_Dataset extract:_
++++++++++++++++++++

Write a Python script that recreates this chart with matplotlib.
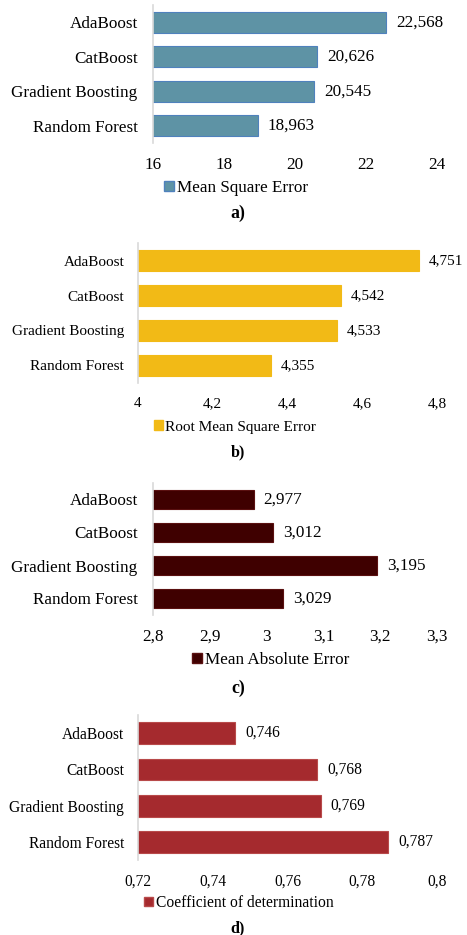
import matplotlib.pyplot as plt
from matplotlib.patches import Patch

plt.rcParams['font.family'] = ['Liberation Serif', 'DejaVu Serif']

models = ['AdaBoost', 'CatBoost', 'Gradient Boosting', 'Random Forest']

mse = [22.568, 20.626, 20.545, 18.963]
rmse = [4.751, 4.542, 4.533, 4.355]
mae = [2.977, 3.012, 3.195, 3.029]
r2 = [0.746, 0.768, 0.769, 0.787]

mse_ticks = [16, 18, 20, 22, 24]
rmse_ticks = [4, 4.2, 4.4, 4.6, 4.8]
mae_ticks = [2.8, 2.9, 3, 3.1, 3.2, 3.3]
r2_ticks = [0.72, 0.74, 0.76, 0.78, 0.8]

W, H = 467, 935
fig = plt.figure(figsize=(W / 100, H / 100), dpi=100)


def px_axes(left, top, right, bottom):
    return fig.add_axes([left / W, 1 - bottom / H, (right - left) / W, (bottom - top) / H])


panels = [
    # caption, values, ticks, label, face, edge, axes box (px), legend left/y (px), caption y, font size
    ('a)', mse, mse_ticks, 'Mean Square Error', '#5E93A5', '#4F81BD', (153, 5, 437, 143), (164, 188), 213, 12.3),
    ('b)', rmse, rmse_ticks, 'Root Mean Square Error', '#F2BA16', '#F2BA16', (138, 243, 437, 383), (154, 427), 452, 11),
    ('c)', mae, mae_ticks, 'Mean Absolute Error', '#3F0000', '#5a1010', (153, 483, 437, 615), (192, 660), 688, 12.3),
    ('d)', r2, r2_ticks, 'Coefficient of determination', '#A52A2E', '#b84a4a', (138, 715, 437, 860), (144, 903), 928, 11.2),
]

renderer = fig.canvas.get_renderer()

for cap, vals, ticks, label, face, edge, box, leg, cap_y, fs in panels:
    ax = px_axes(*box)
    ypos = range(len(models))
    ax.barh(ypos, vals, height=0.6, color=face, edgecolor=edge, linewidth=0.8)
    ax.set_ylim(3.5, -0.5)
    ax.set_xlim(ticks[0], ticks[-1])
    ax.set_yticks(list(ypos))
    ax.set_yticklabels(models, fontsize=fs)
    ax.set_xticks(ticks)
    ax.set_xticklabels([str(t).replace('.', ',') for t in ticks], fontsize=fs)
    ax.tick_params(axis='both', length=0)
    ax.tick_params(axis='x', pad=10)
    ax.tick_params(axis='y', pad=11 if fs > 12 else 10)
    for s in ['top', 'right', 'bottom']:
        ax.spines[s].set_visible(False)
    ax.spines['left'].set_color('#d9d9d9')
    ax.spines['left'].set_linewidth(1.2)
    for y, v in zip(ypos, vals):
        t = ax.annotate(f'{v:.3f}'.replace('.', ','), (v, y), xytext=(7, 0),
                        textcoords='offset points', va='center', ha='left',
                        fontsize=fs, annotation_clip=False)
        # keep the label inside the figure, as the original does
        ext = t.get_window_extent(renderer)
        if ext.x1 > W - 3:
            t.set_position((7 - (ext.x1 - (W - 3)) * 72 / 100, 0))
    fig.legend(handles=[Patch(facecolor=face, edgecolor=edge)], labels=[label],
               loc='center left', bbox_to_anchor=(leg[0] / W, 1 - leg[1] / H),
               frameon=False, fontsize=fs, handlelength=0.6, handleheight=0.6,
               handletextpad=0.15, borderpad=0, borderaxespad=0)
    fig.text(238 / W, 1 - cap_y / H, cap, ha='center', va='center',
             fontsize=fs + 0.5, fontweight='bold')

fig.savefig('out.png', dpi=100)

++++++++++++++++++++

Copy nothing but the lines from the first one in the listing through the line with "r2 = [0.746, 0.768, 0.769, 0.787]", and omit the pictures.

Write a Python script that recreates this chart with matplotlib.
import matplotlib.pyplot as plt
from matplotlib.patches import Patch

plt.rcParams['font.family'] = ['Liberation Serif', 'DejaVu Serif']

models = ['AdaBoost', 'CatBoost', 'Gradient Boosting', 'Random Forest']

mse = [22.568, 20.626, 20.545, 18.963]
rmse = [4.751, 4.542, 4.533, 4.355]
mae = [2.977, 3.012, 3.195, 3.029]
r2 = [0.746, 0.768, 0.769, 0.787]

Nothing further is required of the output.